Excerpted data |
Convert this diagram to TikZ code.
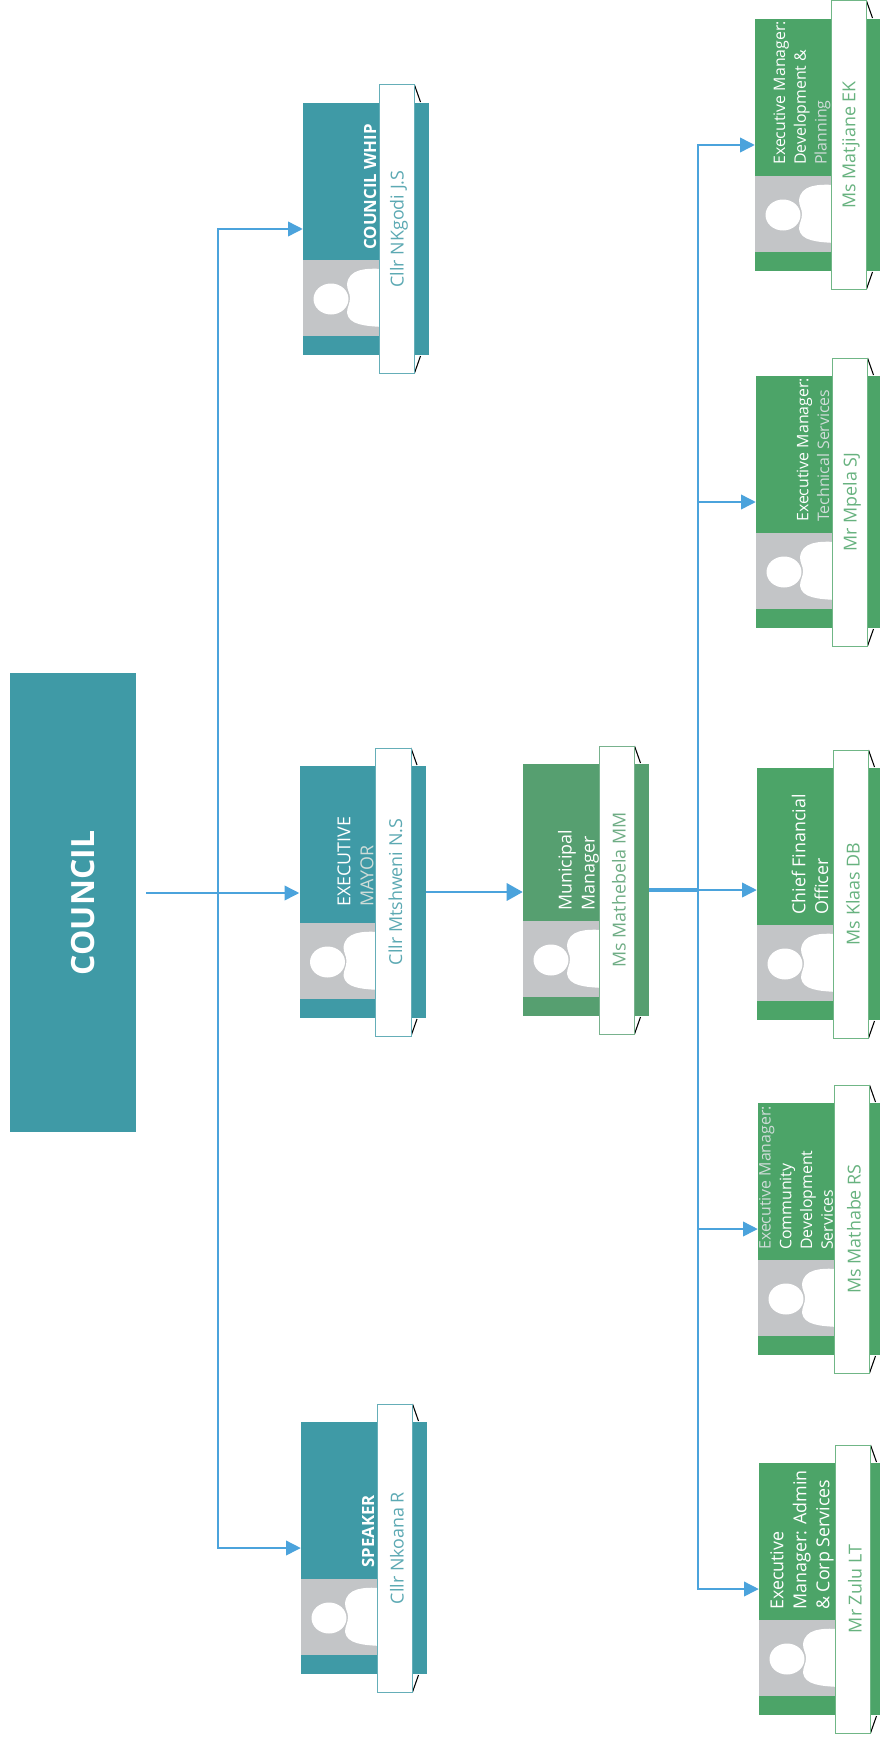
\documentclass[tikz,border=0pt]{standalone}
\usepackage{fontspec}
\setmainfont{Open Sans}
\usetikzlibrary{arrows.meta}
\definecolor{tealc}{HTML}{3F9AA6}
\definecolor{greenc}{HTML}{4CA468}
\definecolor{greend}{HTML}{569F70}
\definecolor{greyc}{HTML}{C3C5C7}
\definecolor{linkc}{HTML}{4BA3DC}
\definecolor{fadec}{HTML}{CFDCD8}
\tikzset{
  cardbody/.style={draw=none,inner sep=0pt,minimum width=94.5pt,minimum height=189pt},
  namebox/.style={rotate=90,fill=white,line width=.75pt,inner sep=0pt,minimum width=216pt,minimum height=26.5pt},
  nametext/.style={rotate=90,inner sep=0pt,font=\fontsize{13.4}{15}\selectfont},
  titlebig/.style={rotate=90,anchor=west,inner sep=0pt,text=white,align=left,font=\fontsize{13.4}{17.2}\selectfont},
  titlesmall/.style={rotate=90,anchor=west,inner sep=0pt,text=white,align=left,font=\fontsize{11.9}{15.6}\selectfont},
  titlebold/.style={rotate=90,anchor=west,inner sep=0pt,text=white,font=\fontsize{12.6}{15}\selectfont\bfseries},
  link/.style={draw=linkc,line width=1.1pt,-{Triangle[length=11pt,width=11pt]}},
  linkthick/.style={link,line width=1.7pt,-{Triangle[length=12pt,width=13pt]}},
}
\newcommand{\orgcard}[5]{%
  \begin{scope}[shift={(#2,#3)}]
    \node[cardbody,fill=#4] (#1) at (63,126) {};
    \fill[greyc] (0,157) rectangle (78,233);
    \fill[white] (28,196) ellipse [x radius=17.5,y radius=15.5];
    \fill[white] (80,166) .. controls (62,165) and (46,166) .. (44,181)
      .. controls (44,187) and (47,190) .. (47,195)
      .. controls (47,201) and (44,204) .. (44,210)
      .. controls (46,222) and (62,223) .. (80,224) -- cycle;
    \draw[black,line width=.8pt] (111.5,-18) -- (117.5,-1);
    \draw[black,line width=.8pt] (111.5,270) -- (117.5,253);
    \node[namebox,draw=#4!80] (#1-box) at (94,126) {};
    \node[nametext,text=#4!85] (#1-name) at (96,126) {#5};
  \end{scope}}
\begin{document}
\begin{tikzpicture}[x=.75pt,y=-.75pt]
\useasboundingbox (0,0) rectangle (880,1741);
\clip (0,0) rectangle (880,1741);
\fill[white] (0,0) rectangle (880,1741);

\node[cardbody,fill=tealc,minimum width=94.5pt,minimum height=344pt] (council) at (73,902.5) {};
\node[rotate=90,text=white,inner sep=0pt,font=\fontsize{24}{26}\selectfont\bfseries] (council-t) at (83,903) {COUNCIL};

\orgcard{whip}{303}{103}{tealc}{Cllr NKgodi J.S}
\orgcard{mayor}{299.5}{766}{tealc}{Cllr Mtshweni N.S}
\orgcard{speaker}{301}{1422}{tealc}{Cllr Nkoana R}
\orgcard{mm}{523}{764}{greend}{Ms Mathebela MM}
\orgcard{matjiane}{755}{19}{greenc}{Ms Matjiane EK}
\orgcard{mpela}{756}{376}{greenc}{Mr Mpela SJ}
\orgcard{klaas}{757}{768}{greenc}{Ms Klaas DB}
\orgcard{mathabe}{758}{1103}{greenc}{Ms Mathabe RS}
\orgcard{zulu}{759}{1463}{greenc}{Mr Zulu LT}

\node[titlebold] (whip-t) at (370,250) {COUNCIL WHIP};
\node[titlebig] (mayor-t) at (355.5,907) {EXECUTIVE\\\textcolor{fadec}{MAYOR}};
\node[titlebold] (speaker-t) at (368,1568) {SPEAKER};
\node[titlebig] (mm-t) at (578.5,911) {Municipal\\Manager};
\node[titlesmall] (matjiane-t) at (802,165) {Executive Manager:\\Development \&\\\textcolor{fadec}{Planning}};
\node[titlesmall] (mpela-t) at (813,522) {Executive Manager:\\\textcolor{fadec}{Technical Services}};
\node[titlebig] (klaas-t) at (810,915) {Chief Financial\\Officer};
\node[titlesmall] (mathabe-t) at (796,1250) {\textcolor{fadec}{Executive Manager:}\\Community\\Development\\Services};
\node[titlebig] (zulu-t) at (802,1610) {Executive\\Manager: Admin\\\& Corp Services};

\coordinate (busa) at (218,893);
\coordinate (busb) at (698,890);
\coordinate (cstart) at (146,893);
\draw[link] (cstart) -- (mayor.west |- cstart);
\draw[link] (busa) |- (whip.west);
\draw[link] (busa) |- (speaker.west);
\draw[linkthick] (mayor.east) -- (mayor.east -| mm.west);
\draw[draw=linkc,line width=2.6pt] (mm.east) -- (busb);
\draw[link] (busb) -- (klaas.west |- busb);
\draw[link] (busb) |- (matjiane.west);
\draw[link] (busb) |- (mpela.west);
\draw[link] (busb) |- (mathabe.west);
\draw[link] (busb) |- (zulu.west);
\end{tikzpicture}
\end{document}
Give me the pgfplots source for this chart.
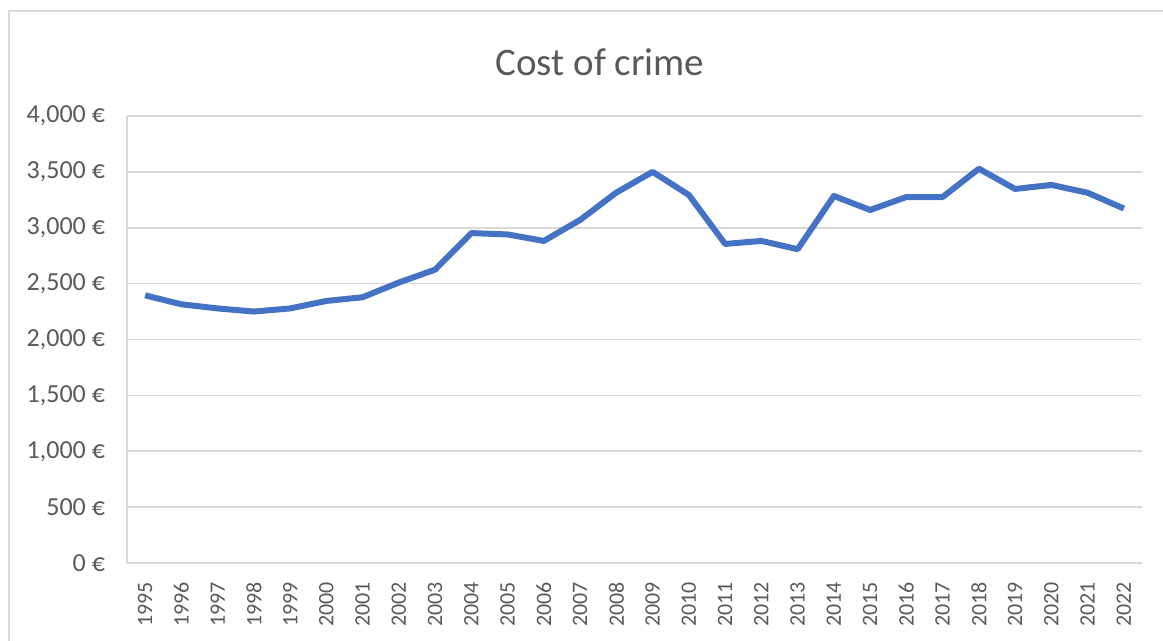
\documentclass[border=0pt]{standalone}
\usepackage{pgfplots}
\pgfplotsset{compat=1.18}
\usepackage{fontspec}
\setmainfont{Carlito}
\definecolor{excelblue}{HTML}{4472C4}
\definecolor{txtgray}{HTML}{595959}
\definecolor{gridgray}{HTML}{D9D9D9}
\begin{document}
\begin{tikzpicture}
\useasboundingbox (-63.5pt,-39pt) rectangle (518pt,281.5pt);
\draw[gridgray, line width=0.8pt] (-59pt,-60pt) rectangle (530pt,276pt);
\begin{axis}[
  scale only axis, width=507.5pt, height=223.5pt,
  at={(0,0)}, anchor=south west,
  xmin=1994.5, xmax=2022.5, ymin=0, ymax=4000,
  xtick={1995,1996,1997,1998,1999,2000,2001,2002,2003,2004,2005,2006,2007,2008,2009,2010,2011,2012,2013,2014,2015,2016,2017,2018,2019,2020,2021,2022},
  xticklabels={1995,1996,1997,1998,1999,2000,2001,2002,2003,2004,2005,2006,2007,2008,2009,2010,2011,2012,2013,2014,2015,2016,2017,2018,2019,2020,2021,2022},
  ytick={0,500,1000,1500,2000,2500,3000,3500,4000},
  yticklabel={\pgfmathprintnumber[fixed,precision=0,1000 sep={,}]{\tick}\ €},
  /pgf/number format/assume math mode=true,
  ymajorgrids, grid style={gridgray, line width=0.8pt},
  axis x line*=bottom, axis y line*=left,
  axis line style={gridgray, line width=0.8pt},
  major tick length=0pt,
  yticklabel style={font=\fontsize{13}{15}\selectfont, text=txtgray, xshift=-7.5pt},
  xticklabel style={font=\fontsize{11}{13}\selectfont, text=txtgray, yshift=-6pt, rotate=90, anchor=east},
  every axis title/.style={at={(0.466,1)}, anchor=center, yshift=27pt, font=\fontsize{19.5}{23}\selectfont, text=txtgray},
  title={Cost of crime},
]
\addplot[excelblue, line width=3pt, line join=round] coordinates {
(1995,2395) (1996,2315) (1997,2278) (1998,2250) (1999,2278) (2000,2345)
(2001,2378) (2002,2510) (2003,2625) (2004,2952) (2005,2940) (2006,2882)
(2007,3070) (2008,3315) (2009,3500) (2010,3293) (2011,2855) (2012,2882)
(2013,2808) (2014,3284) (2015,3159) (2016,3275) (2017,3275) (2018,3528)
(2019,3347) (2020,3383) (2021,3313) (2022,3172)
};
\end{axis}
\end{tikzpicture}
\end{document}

What this task involves |
Give every record again exactly, apart from the pictures, which stay out.

Exercise output |
Convert this diagram to TikZ code.
\documentclass[tikz,border=0pt]{standalone}
\usepackage{fontspec}
\setmainfont{Open Sans}
\usetikzlibrary{arrows.meta}
\definecolor{tealc}{HTML}{3F9AA6}
\definecolor{greenc}{HTML}{4CA468}
\definecolor{greend}{HTML}{569F70}
\definecolor{greyc}{HTML}{C3C5C7}
\definecolor{linkc}{HTML}{4BA3DC}
\definecolor{fadec}{HTML}{CFDCD8}
\tikzset{
  cardbody/.style={draw=none,inner sep=0pt,minimum width=94.5pt,minimum height=189pt},
  namebox/.style={rotate=90,fill=white,line width=.75pt,inner sep=0pt,minimum width=216pt,minimum height=26.5pt},
  nametext/.style={rotate=90,inner sep=0pt,font=\fontsize{13.4}{15}\selectfont},
  titlebig/.style={rotate=90,anchor=west,inner sep=0pt,text=white,align=left,font=\fontsize{13.4}{17.2}\selectfont},
  titlesmall/.style={rotate=90,anchor=west,inner sep=0pt,text=white,align=left,font=\fontsize{11.9}{15.6}\selectfont},
  titlebold/.style={rotate=90,anchor=west,inner sep=0pt,text=white,font=\fontsize{12.6}{15}\selectfont\bfseries},
  link/.style={draw=linkc,line width=1.1pt,-{Triangle[length=11pt,width=11pt]}},
  linkthick/.style={link,line width=1.7pt,-{Triangle[length=12pt,width=13pt]}},
}
\newcommand{\orgcard}[5]{%
  \begin{scope}[shift={(#2,#3)}]
    \node[cardbody,fill=#4] (#1) at (63,126) {};
    \fill[greyc] (0,157) rectangle (78,233);
    \fill[white] (28,196) ellipse [x radius=17.5,y radius=15.5];
    \fill[white] (80,166) .. controls (62,165) and (46,166) .. (44,181)
      .. controls (44,187) and (47,190) .. (47,195)
      .. controls (47,201) and (44,204) .. (44,210)
      .. controls (46,222) and (62,223) .. (80,224) -- cycle;
    \draw[black,line width=.8pt] (111.5,-18) -- (117.5,-1);
    \draw[black,line width=.8pt] (111.5,270) -- (117.5,253);
    \node[namebox,draw=#4!80] (#1-box) at (94,126) {};
    \node[nametext,text=#4!85] (#1-name) at (96,126) {#5};
  \end{scope}}
\begin{document}
\begin{tikzpicture}[x=.75pt,y=-.75pt]
\useasboundingbox (0,0) rectangle (880,1741);
\clip (0,0) rectangle (880,1741);
\fill[white] (0,0) rectangle (880,1741);

\node[cardbody,fill=tealc,minimum width=94.5pt,minimum height=344pt] (council) at (73,902.5) {};
\node[rotate=90,text=white,inner sep=0pt,font=\fontsize{24}{26}\selectfont\bfseries] (council-t) at (83,903) {COUNCIL};

\orgcard{whip}{303}{103}{tealc}{Cllr NKgodi J.S}
\orgcard{mayor}{299.5}{766}{tealc}{Cllr Mtshweni N.S}
\orgcard{speaker}{301}{1422}{tealc}{Cllr Nkoana R}
\orgcard{mm}{523}{764}{greend}{Ms Mathebela MM}
\orgcard{matjiane}{755}{19}{greenc}{Ms Matjiane EK}
\orgcard{mpela}{756}{376}{greenc}{Mr Mpela SJ}
\orgcard{klaas}{757}{768}{greenc}{Ms Klaas DB}
\orgcard{mathabe}{758}{1103}{greenc}{Ms Mathabe RS}
\orgcard{zulu}{759}{1463}{greenc}{Mr Zulu LT}

\node[titlebold] (whip-t) at (370,250) {COUNCIL WHIP};
\node[titlebig] (mayor-t) at (355.5,907) {EXECUTIVE\\\textcolor{fadec}{MAYOR}};
\node[titlebold] (speaker-t) at (368,1568) {SPEAKER};
\node[titlebig] (mm-t) at (578.5,911) {Municipal\\Manager};
\node[titlesmall] (matjiane-t) at (802,165) {Executive Manager:\\Development \&\\\textcolor{fadec}{Planning}};
\node[titlesmall] (mpela-t) at (813,522) {Executive Manager:\\\textcolor{fadec}{Technical Services}};
\node[titlebig] (klaas-t) at (810,915) {Chief Financial\\Officer};
\node[titlesmall] (mathabe-t) at (796,1250) {\textcolor{fadec}{Executive Manager:}\\Community\\Development\\Services};
\node[titlebig] (zulu-t) at (802,1610) {Executive\\Manager: Admin\\\& Corp Services};

\coordinate (busa) at (218,893);
\coordinate (busb) at (698,890);
\coordinate (cstart) at (146,893);
\draw[link] (cstart) -- (mayor.west |- cstart);
\draw[link] (busa) |- (whip.west);
\draw[link] (busa) |- (speaker.west);
\draw[linkthick] (mayor.east) -- (mayor.east -| mm.west);
\draw[draw=linkc,line width=2.6pt] (mm.east) -- (busb);
\draw[link] (busb) -- (klaas.west |- busb);
\draw[link] (busb) |- (matjiane.west);
\draw[link] (busb) |- (mpela.west);
\draw[link] (busb) |- (mathabe.west);
\draw[link] (busb) |- (zulu.west);
\end{tikzpicture}
\end{document}
Give me the pgfplots source for this chart.
\documentclass[border=0pt]{standalone}
\usepackage{pgfplots}
\pgfplotsset{compat=1.18}
\usepackage{fontspec}
\setmainfont{Carlito}
\definecolor{excelblue}{HTML}{4472C4}
\definecolor{txtgray}{HTML}{595959}
\definecolor{gridgray}{HTML}{D9D9D9}
\begin{document}
\begin{tikzpicture}
\useasboundingbox (-63.5pt,-39pt) rectangle (518pt,281.5pt);
\draw[gridgray, line width=0.8pt] (-59pt,-60pt) rectangle (530pt,276pt);
\begin{axis}[
  scale only axis, width=507.5pt, height=223.5pt,
  at={(0,0)}, anchor=south west,
  xmin=1994.5, xmax=2022.5, ymin=0, ymax=4000,
  xtick={1995,1996,1997,1998,1999,2000,2001,2002,2003,2004,2005,2006,2007,2008,2009,2010,2011,2012,2013,2014,2015,2016,2017,2018,2019,2020,2021,2022},
  xticklabels={1995,1996,1997,1998,1999,2000,2001,2002,2003,2004,2005,2006,2007,2008,2009,2010,2011,2012,2013,2014,2015,2016,2017,2018,2019,2020,2021,2022},
  ytick={0,500,1000,1500,2000,2500,3000,3500,4000},
  yticklabel={\pgfmathprintnumber[fixed,precision=0,1000 sep={,}]{\tick}\ €},
  /pgf/number format/assume math mode=true,
  ymajorgrids, grid style={gridgray, line width=0.8pt},
  axis x line*=bottom, axis y line*=left,
  axis line style={gridgray, line width=0.8pt},
  major tick length=0pt,
  yticklabel style={font=\fontsize{13}{15}\selectfont, text=txtgray, xshift=-7.5pt},
  xticklabel style={font=\fontsize{11}{13}\selectfont, text=txtgray, yshift=-6pt, rotate=90, anchor=east},
  every axis title/.style={at={(0.466,1)}, anchor=center, yshift=27pt, font=\fontsize{19.5}{23}\selectfont, text=txtgray},
  title={Cost of crime},
]
\addplot[excelblue, line width=3pt, line join=round] coordinates {
(1995,2395) (1996,2315) (1997,2278) (1998,2250) (1999,2278) (2000,2345)
(2001,2378) (2002,2510) (2003,2625) (2004,2952) (2005,2940) (2006,2882)
(2007,3070) (2008,3315) (2009,3500) (2010,3293) (2011,2855) (2012,2882)
(2013,2808) (2014,3284) (2015,3159) (2016,3275) (2017,3275) (2018,3528)
(2019,3347) (2020,3383) (2021,3313) (2022,3172)
};
\end{axis}
\end{tikzpicture}
\end{document}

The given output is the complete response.